Now that we have a basic understanding of how databases handle record‑level updates, let us see how Hudi works. Before Hudi (and similar frameworks like Delta Lake) appeared, the only way to apply updates to a data lake was to recompute and rewrite the entire CSV/Parquet file. As mentioned earlier, there is no simple mechanism to open a file and update a single record. Several reasons cause this limitation: we do not know which file contains the record to be updated, there is no efficient way to scan a file to find the desired record, and columnar formats such as Parquet cannot be updated in place—they must be recreated. Moreover, a data lake often contains multiple transformed layers, where a set of files is fed into the next set of computations, making it almost impossible to manage these dependencies during a single‑record update.

Hudi

The basic idea of the Hudi framework is to adopt the database update concept and apply it to a data lake. Hudi provides two "update" mechanisms:

Copy on Write (COW) – similar to RDBMS B‑Tree updates

Merge on Read (MOR) – similar to NoSQL LSM‑Tree updates

In addition, Hudi maintains the following:

Mapping of data records to files (similar to database indexes)

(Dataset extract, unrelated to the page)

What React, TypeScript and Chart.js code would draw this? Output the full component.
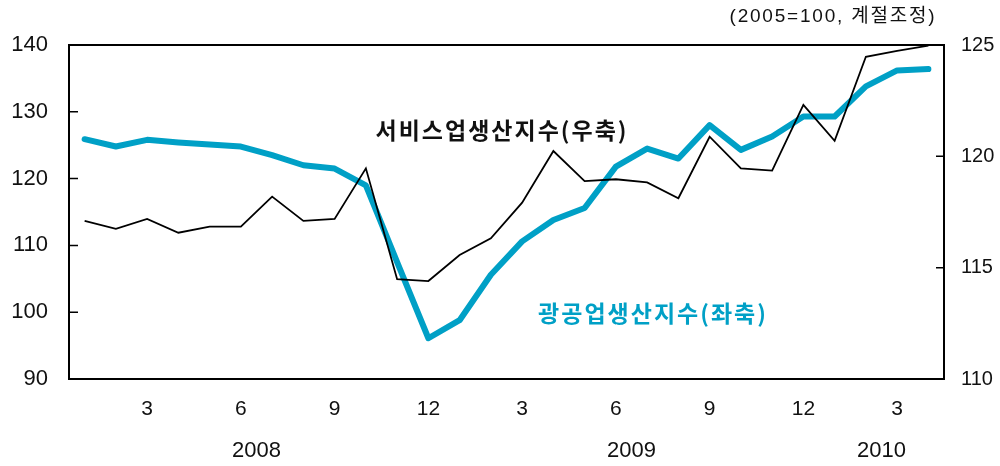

Tracking of the latest commit for each logical table in the lake

Ability to identify individual records in files based on a "record_key", which is required for all Hudi datasets and is analogous to a primary key in a database table

Hudi uses the above mechanisms together with a "precombine_key" to guarantee that duplicate records do not exist.

Copy on Write

In this model, when a record is updated, Hudi finds the file containing the record and rewrites that file with the updated values, while all other files remain unchanged. The update processing is therefore fast and efficient, and read queries simply read the latest data files to see the most recent updates. This model is suitable for workloads where read performance is more important. Its drawback is that sudden write bursts can cause many files to be rewritten, leading to heavy processing.

Merge on Read

In this model, when a record is updated, Hudi appends the change to a log associated with the table. As more writes occur, they are also appended to the log. Queries read data by merging the log with the base data files, or, if configured, they may read only the base files. If a user wants real‑time data, the query reads from the log; otherwise, for a read‑optimized table, it reads from the base files (which may be slightly stale). Hudi periodically compacts the log into the data files to keep them up‑to‑date, a process that can be scheduled based on use‑case requirements.

If your data lake contains multiple layers of datasets, and each layer’s output feeds the next computation, then as long as all those datasets are Hudi tables, record‑level updates can propagate automatically across the layers without needing to rewrite entire datasets.

All of the above concepts also apply to inserts and deletes. For deletions, Hudi offers soft‑delete and hard‑delete options: soft‑delete retains the record key and marks the record as deleted, while hard‑delete writes a blank value for the entire record, discarding both the key and the data.